È stato presentato ieri, presso la Sala della Regina di Palazzo Montecitorio, il Rapporto annuale dell’Istituto Nazionale della Previdenza Sociale. Nel documento non mancano gli spunti di interesse rispetto all’attività di un ente al quale è affidato il compito straordinariamente impegnativo di corrispondere ai diritti di milioni di persone nella fase più delicata della loro esistenza. Non mancano, però, nemmeno limiti e disattenzioni che attengono, in particolare, al quadro internazionale delle prestazioni previdenziali. Si può dire, anzi, che il deficit di attenzione alle convenzioni internazionali aumenti in modo direttamente proporzionale rispetto al numero di giovani e di lavoratori che si trasferiscono all’estero.
Da un lato si accumulano ritardi inaccettabili nella ratifica di convenzioni bilaterali di sicurezza sociale stipulate molti anni fa, tra cui quella con il Cile, che riguarda comunità stabilmente residenti nei due paesi, o quelle con i paesi di immigrazione in Italia, tra cui Marocco, Algeria e Filippine. Dall’altro si ritarda la necessaria revisione di accordi stipulati quando le legislazioni nazionali erano profondamente diverse e che oggi risultano naturalmente invecchiati, come nel caso della Nuova Zelanda.
Ma non ci sono solo i ritardi. Non siamo ancora in grado, infatti, di rendere omogenee le iniziative bilaterali di sicurezza sociale che, oltre al necessario allineamento alle legislazioni nazionali, debbono garantire un comune denominatore nel sistema di calcolo delle prestazioni, così come nell’inclusione al trattamento minimo.
A questo si aggiunge un limite generale nell’esame del panorama internazionale di sicurezza sociale, che si manifesta nella necessità, altrettanto urgente, di adeguare le convenzioni alle mutate condizioni economiche e della mobilità professionale in ambito globale. Scopriremo che i tanti giovani professionisti che si muovono nel mondo avranno problemi legati alle coperture previdenziali quando il fenomeno, che oggi cresce a ritmi elevatissimi, arriverà a toccare le nostre tasche. Quando, cioè, sarà troppo tardi.
Ci renderemo conto allora, come Paese, di avere bisogno di inserire negli accordi i fondi integrativi pubblici, di fissare regole anche per la previdenza integrativa privata, di evitare che la portabilità delle prestazioni, con la fiscalità a essa collegata, resti relegata a un tempo della storia in cui le relazioni internazionali e la politica estera erano fatte anche di diritti e di tutele. Per tutti i lavoratori.
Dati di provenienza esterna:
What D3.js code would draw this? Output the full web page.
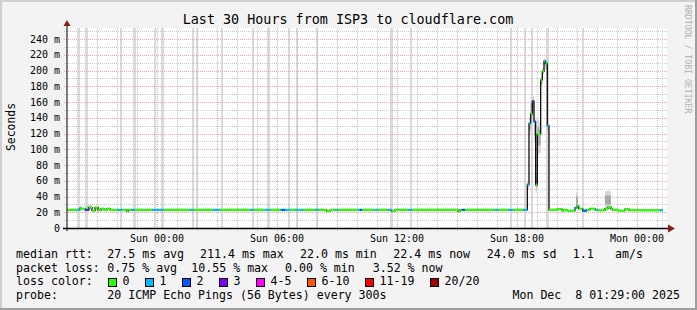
<!DOCTYPE html>
<html>
<head>
<meta charset="utf-8">
<script src="https://cdn.jsdelivr.net/npm/d3@7"></script>
<style>
  body { margin: 0; background: #f3f3f3; }
  svg { display: block; }
  text { font-family: "DejaVu Sans Mono", monospace; fill: #000; }
</style>
</head>
<body>
<svg width="697" height="310"></svg>
<script>
// ---- data (minutes counted from the left edge of the graph, Sat 19:30) ----
const title = "Last 30 Hours from ISP3 to cloudflare.com";
const yTicks = [0, 20, 40, 60, 80, 100, 120, 140, 160, 180, 200, 220, 240];
const xTickLabels = ["Sun 00:00", "Sun 06:00", "Sun 12:00", "Sun 18:00", "Mon 00:00"];

const lossLabels = ["0", "1", "2", "3", "4-5", "6-10", "11-19", "20/20"];
const lossColors = ["#26ff00", "#00b8ff", "#0059ff", "#7e00ff", "#ff00ff", "#ff5500", "#ff0000", "#a10000"];

// median rtt runs: [from, to, ms, loss level]
const medianRuns = [
  [0, 30, 23, 0], [30, 39, 23, 1], [39, 54, 24.5, 0], [54, 60, 23, 3], [60, 66, 23, 2],
  [66, 75, 26, 0], [75, 84, 22, 0], [84, 93, 26, 0], [93, 102, 22.5, 0], [102, 111, 24.5, 0],
  [111, 120, 23, 0], [120, 129, 24.5, 0], [129, 152, 23, 0], [152, 164, 23, 1], [164, 179, 23, 0],
  [179, 184, 21.5, 0], [184, 194, 23, 0], [194, 204, 23, 1], [204, 256, 23, 0], [256, 289, 23, 1],
  [289, 369, 23, 0], [369, 379, 23, 1], [379, 439, 23, 0], [439, 459, 23, 1], [459, 549, 23, 0],
  [549, 559, 23, 1], [559, 594, 23, 0], [594, 609, 23, 1], [609, 639, 23, 0], [639, 644, 23, 1],
  [644, 654, 23, 2], [654, 669, 23, 1], [669, 684, 23, 0], [684, 694, 23, 1], [694, 699, 23, 0],
  [699, 708, 23, 1], [708, 744, 23, 0], [744, 754, 23, 1], [754, 779, 23, 0], [779, 789, 21.5, 0],
  [789, 804, 23, 0], [804, 812, 23, 1], [812, 873, 23, 0], [873, 879, 23, 1], [879, 885, 23, 2],
  [885, 924, 23, 0], [924, 934, 23, 1], [934, 964, 23, 0], [964, 974, 23, 1], [974, 984, 21.5, 0],
  [984, 1024, 23, 0], [1024, 1034, 23, 1], [1034, 1173, 23, 0], [1173, 1179, 21, 0], [1179, 1184, 23, 0],
  [1184, 1194, 23, 2], [1194, 1284, 23, 0], [1284, 1294, 23, 1], [1294, 1324, 23, 0], [1324, 1337, 23, 1],
  [1337, 1369, 23, 0], [1369, 1381, 23, 1],
  [1381, 1386, 55, 1], [1386, 1391, 133, 1], [1391, 1396, 145, 0], [1396, 1401, 161, 2],
  [1401, 1406, 135, 2], [1406, 1411, 55, 0], [1411, 1421, 119, 0], [1421, 1426, 188, 0],
  [1426, 1431, 199, 0], [1431, 1436, 212, 1], [1436, 1441, 209, 0], [1441, 1446, 130, 1],
  [1446, 1470, 23, 0], [1470, 1485, 24, 0], [1485, 1491, 22, 0], [1491, 1500, 23, 0],
  [1500, 1524, 22, 0], [1524, 1530, 26, 1], [1530, 1535, 28, 0], [1535, 1547, 24.5, 0],
  [1547, 1559, 22, 2], [1559, 1569, 23, 0], [1569, 1584, 24.5, 0], [1584, 1591, 23, 1],
  [1591, 1614, 22.5, 0], [1614, 1623, 24.5, 0], [1623, 1632, 26.5, 0], [1632, 1637, 24, 0],
  [1637, 1653, 23, 0], [1653, 1674, 22, 0], [1674, 1686, 24, 0], [1686, 1779, 22.5, 0],
  [1779, 1788, 22.5, 1]
];

// smoke (spread of the pings): [from, to, low ms, high ms]
const smokeRuns = [
  [36, 45, 23, 28], [60, 75, 23, 29], [84, 96, 23, 28],
  [1381, 1386, 50, 60], [1386, 1391, 120, 140], [1391, 1396, 133, 167], [1396, 1401, 150, 167],
  [1401, 1406, 110, 140], [1406, 1411, 45, 70], [1411, 1416, 93, 140], [1416, 1421, 95, 135],
  [1421, 1426, 180, 192], [1426, 1431, 195, 203], [1431, 1436, 205, 215], [1436, 1441, 198, 212],
  [1441, 1446, 122, 135], [1527, 1533, 25, 45], [1614, 1632, 24, 47]
];

// light grey full-height columns: [minute, width in px]
const greyBars = [
  [36, 2], [56, 3], [161, 2], [201, 3], [264, 2], [284, 3], [377, 2], [389, 2], [466, 2],
  [557, 2], [604, 3], [666, 2], [689, 2], [749, 2], [973, 3], [1032, 2], [1333, 2],
  [1374, 2], [1394, 2], [1441, 3], [1549, 2], [1788, 1]
];

const legendRows = [
  ["median rtt:", "27.5 ms avg", "211.4 ms max", "22.0 ms min", "22.4 ms now", "24.0 ms sd", "1.1", "am/s"],
  ["packet loss:", "0.75 % avg", "10.55 % max", "0.00 % min", "3.52 % now"],
  ["loss color:"],
  ["probe:", "20 ICMP Echo Pings (56 Bytes) every 300s"]
];
const stamp = "Mon Dec  8 01:29:00 2025";

// ---- layout ----
const W = 697, H = 310;
const plotL = 67, plotR = 667, plotT = 28, plotB = 228;
const start = new Date(2025, 11, 6, 19, 30);
const end = new Date(2025, 11, 8, 1, 30);
const at = m => d3.timeMinute.offset(start, m);

const x = d3.scaleTime().domain([start, end]).range([plotL, plotR]);
const y = d3.scaleLinear().domain([0, 254]).range([plotB, plotT]);

const svg = d3.select("svg");

svg.append("rect").attr("width", W).attr("height", H).attr("fill", "#f3f3f3");
// bevel
svg.append("path").attr("d", `M0,${H} V0 H${W}`).attr("fill", "none")
  .attr("stroke", "#cfcfcf").attr("stroke-width", 4);
svg.append("path").attr("d", `M0,${H} H${W} V0`).attr("fill", "none")
  .attr("stroke", "#9e9e9e").attr("stroke-width", 4);

svg.append("rect").attr("x", plotL).attr("y", plotT)
  .attr("width", plotR - plotL).attr("height", plotB - plotT).attr("fill", "#fff");

// grey columns
svg.append("g").selectAll("rect")
  .data(greyBars)
  .enter().append("rect")
  .attr("x", d => Math.round(x(at(d[0]))) - 1)
  .attr("y", plotT)
  .attr("width", d => d[1])
  .attr("height", plotB - plotT)
  .attr("fill", d => d[1] > 1 ? "#dadada" : "#e6e6e6");

// grid
const grid = svg.append("g").attr("shape-rendering", "crispEdges");
const hours = x.ticks(d3.timeHour.every(1));
grid.selectAll("line.v")
  .data(hours)
  .enter().append("line")
  .attr("x1", d => Math.round(x(d)) + 0.5)
  .attr("x2", d => Math.round(x(d)) + 0.5)
  .attr("y1", plotT)
  .attr("y2", plotB + 3)
  .attr("stroke", d => d.getHours() % 3 === 0 ? "#f5a8a8" : "#c8c8c8")
  .attr("stroke-dasharray", "1,1");

const yGrid = d3.range(10, 254, 10);
grid.selectAll("line.h")
  .data(yGrid)
  .enter().append("line")
  .attr("x1", plotL - 3)
  .attr("x2", plotR)
  .attr("y1", d => Math.round(y(d)) + 0.5)
  .attr("y2", d => Math.round(y(d)) + 0.5)
  .attr("stroke", d => d % 20 === 0 ? "#f5a8a8" : "#c8c8c8")
  .attr("stroke-dasharray", "1,1");

// smoke
const smoke = svg.append("g");
smokeRuns.forEach(function(d) {
  const x0 = x(at(d[0])), x1 = x(at(d[1]));
  smoke.append("rect")
    .attr("x", x0).attr("width", x1 - x0)
    .attr("y", y(d[3])).attr("height", y(d[2]) - y(d[3]))
    .attr("fill", "#d6d6d6");
  const q = (d[3] - d[2]) * 0.25;
  smoke.append("rect")
    .attr("x", x0).attr("width", x1 - x0)
    .attr("y", y(d[3] - q)).attr("height", y(d[2] + q) - y(d[3] - q))
    .attr("fill", "#a8a8a8");
});

// median: thin dark step line, then loss coloured pieces
const stepPts = medianRuns.map(d => [d[0], d[2]]);
stepPts.push([medianRuns[medianRuns.length - 1][1], medianRuns[medianRuns.length - 1][2]]);
const stepLine = d3.line()
  .x(d => x(at(d[0])))
  .y(d => y(d[1]))
  .curve(d3.curveStepAfter);
svg.append("path")
  .attr("d", stepLine(stepPts))
  .attr("fill", "none")
  .attr("stroke", "#101010")
  .attr("stroke-width", 1.3);

svg.append("g").selectAll("line")
  .data(medianRuns)
  .enter().append("line")
  .attr("x1", d => x(at(d[0])))
  .attr("x2", d => x(at(d[1])))
  .attr("y1", d => y(d[2]))
  .attr("y2", d => y(d[2]))
  .attr("stroke", d => lossColors[d[3]])
  .attr("stroke-width", 2.2);

// axes
svg.append("line")
  .attr("x1", plotL - 4).attr("x2", plotR + 2)
  .attr("y1", plotB + 0.5).attr("y2", plotB + 0.5)
  .attr("stroke", "#000").attr("stroke-width", 1.3);
svg.append("line")
  .attr("x1", plotL).attr("x2", plotL)
  .attr("y1", plotB + 3).attr("y2", plotT - 3)
  .attr("stroke", "#000");
svg.append("path")
  .attr("d", `M${plotR + 1},${plotB - 3.5} L${plotR + 8},${plotB + 0.5} L${plotR + 1},${plotB + 4.5} Z`)
  .attr("fill", "#8c1a1a");
svg.append("path")
  .attr("d", `M${plotL - 3.5},${plotT - 2} L${plotL},${plotT - 8} L${plotL + 3.5},${plotT - 2} Z`)
  .attr("fill", "#8c1a1a");

// y labels
svg.append("g").selectAll("text")
  .data(yTicks)
  .enter().append("text")
  .attr("x", 60)
  .attr("y", d => y(d) + 3.5)
  .attr("text-anchor", "end")
  .style("font-size", "10px")
  .text(d => d === 0 ? "0" : d + " m");

// x labels
const xTicks = x.ticks(d3.timeHour.every(6));
svg.append("g").selectAll("text")
  .data(xTicks)
  .enter().append("text")
  .attr("x", d => x(d))
  .attr("y", 242)
  .attr("text-anchor", "middle")
  .style("font-size", "10px")
  .text((d, i) => xTickLabels[i]);

// titles
svg.append("text")
  .attr("x", 348).attr("y", 24)
  .attr("text-anchor", "middle")
  .style("font-size", "13.4px")
  .text(title);

svg.append("text")
  .attr("transform", "translate(15,127) rotate(-90)")
  .attr("text-anchor", "middle")
  .style("font-size", "11.4px")
  .text("Seconds");

svg.append("text")
  .attr("transform", "translate(684.5,5) rotate(90)")
  .style("font-size", "8.2px")
  .style("fill", "#b0b0b0")
  .text("RRDTOOL / TOBI OETIKER");

// legend
const rowY = [258, 271.6, 285.2, 298.8];
const colX = [
  [16, 107.3, 200, 300, 393.3, 486.7, 572.7, 615],
  [16, 107.3, 191.3, 285, 372.7],
  [16],
  [16, 107.3]
];
legendRows.forEach(function(row, r) {
  row.forEach(function(txt, c) {
    svg.append("text")
      .attr("x", colX[r][c])
      .attr("y", rowY[r])
      .attr("xml:space", "preserve")
      .style("font-size", "11.6px")
      .text(txt);
  });
});
svg.append("text")
  .attr("x", 680).attr("y", rowY[3])
  .attr("text-anchor", "end")
  .attr("xml:space", "preserve")
  .style("font-size", "11.6px")
  .text(stamp);

let bx = 108;
lossLabels.forEach(function(lbl, i) {
  svg.append("rect")
    .attr("x", bx + 0.5).attr("y", 278.5)
    .attr("width", 8).attr("height", 8)
    .attr("fill", lossColors[i])
    .attr("stroke", "#000");
  svg.append("text")
    .attr("x", bx + 14.5).attr("y", rowY[2])
    .style("font-size", "11.6px")
    .text(lbl);
  bx += 30 + lbl.length * 7;
});
</script>
</body>
</html>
È bene non dimenticare, infine, che sui temi delle pensioni in regime internazionale permangono contraddizioni interpretative sull’importo aggiuntivo e sulla quattordicesima. Non mancano, insomma, i motivi di approfondimento e di impegno affinché le politiche previdenziali riescano a dare risposte ai problemi reali e ai protagonisti di oggi.